Data extract:
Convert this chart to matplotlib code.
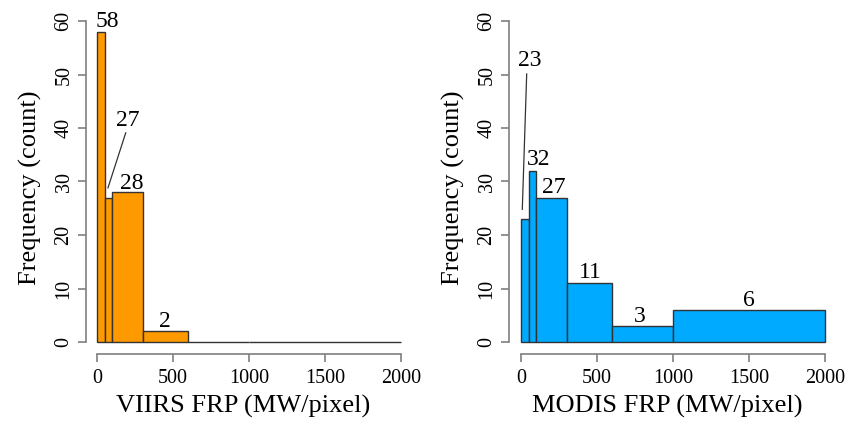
import matplotlib.pyplot as plt

plt.rcParams['font.family'] = ['Liberation Serif', 'DejaVu Serif']

# histogram breaks (MW/pixel) shared by both panels
breaks = [0, 50, 100, 300, 600, 1000, 2000]
viirs_counts = [58, 27, 28, 2, 0, 0]
modis_counts = [23, 32, 27, 11, 3, 6]

# count labels: (text, x, y, leader line or None)
viirs_labels = [("58", 69, 58.9, None),
                ("27", 204, 40.3, (189, 39.1, 72, 28.8)),
                ("28", 228, 28.6, None),
                ("2", 447, 2.8, None)]
modis_labels = [("23", 55, 51.6, (37.5, 50.1, 8.5, 24.8)),
                ("32", 114, 33.1, None),
                ("27", 213, 27.8, None),
                ("11", 458, 12.0, None),
                ("3", 778, 3.8, None),
                ("6", 1502, 6.7, None)]

W, H = 849, 423
fig = plt.figure(figsize=(W / 100, H / 100), dpi=100)

axis_col = '#7f7f7f'


def panel(px_spine, px0, counts, labels, color, xlabel):
    # pixel geometry: x=0 at px0, 2000 at px0+304 ; y=0 at 342, 60 at 21
    sx = 304 / 2000.0
    sy = (342 - 21) / 60.0
    top = 21
    bottom = 354
    xl = (px_spine - px0) / sx
    yb = (342 - bottom) / sy
    ax = fig.add_axes([px_spine / W, 1 - bottom / H, (px0 + 304 - px_spine) / W, (bottom - top) / H])
    ax.set_xlim(xl, 2000)
    ax.set_ylim(yb, 60)
    for i, c in enumerate(counts):
        ax.bar(breaks[i], c, width=breaks[i + 1] - breaks[i], align='edge',
               color=color, edgecolor='#333333', linewidth=1.0, clip_on=False)
    for t, x, y, ln in labels:
        ax.text(x, y, t, ha='center', va='baseline', fontsize=17)
        if ln:
            ax.plot([ln[0], ln[2]], [ln[1], ln[3]], color='#333333', lw=0.9)
    for s in ['top', 'right']:
        ax.spines[s].set_visible(False)
    ax.spines['left'].set_bounds(0, 60)
    ax.spines['bottom'].set_bounds(0, 2000)
    for s in ['left', 'bottom']:
        ax.spines[s].set_color(axis_col)
        ax.spines[s].set_linewidth(1.2)
    ax.set_xticks([0, 500, 1000, 1500, 2000])
    ax.set_yticks([0, 10, 20, 30, 40, 50, 60])
    ax.tick_params(axis='both', color=axis_col, length=6, width=1.2, labelsize=14.5)
    ax.tick_params(axis='x', pad=5)
    ax.tick_params(axis='y', labelrotation=90, pad=3)
    for lab in ax.get_yticklabels():
        lab.set_va('center')
    ax.set_xlabel(xlabel, fontsize=19, labelpad=5)
    ax.set_ylabel('Frequency (count)', fontsize=19, labelpad=9)
    return ax


panel(86, 97, viirs_counts, viirs_labels, '#FF9900', 'VIIRS FRP (MW/pixel)')
panel(509, 521, modis_counts, modis_labels, '#00AAFF', 'MODIS FRP (MW/pixel)')

fig.savefig('out.png', dpi=100)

Directions: Take the lines from the start of the material to the line with "plt.rcParams['font.family'] = ['Liberation", both included, and transcribe them exactly without the pictures.

Written reply:
Convert this chart to matplotlib code.
import matplotlib.pyplot as plt

plt.rcParams['font.family'] = ['Liberation Serif', 'DejaVu Serif']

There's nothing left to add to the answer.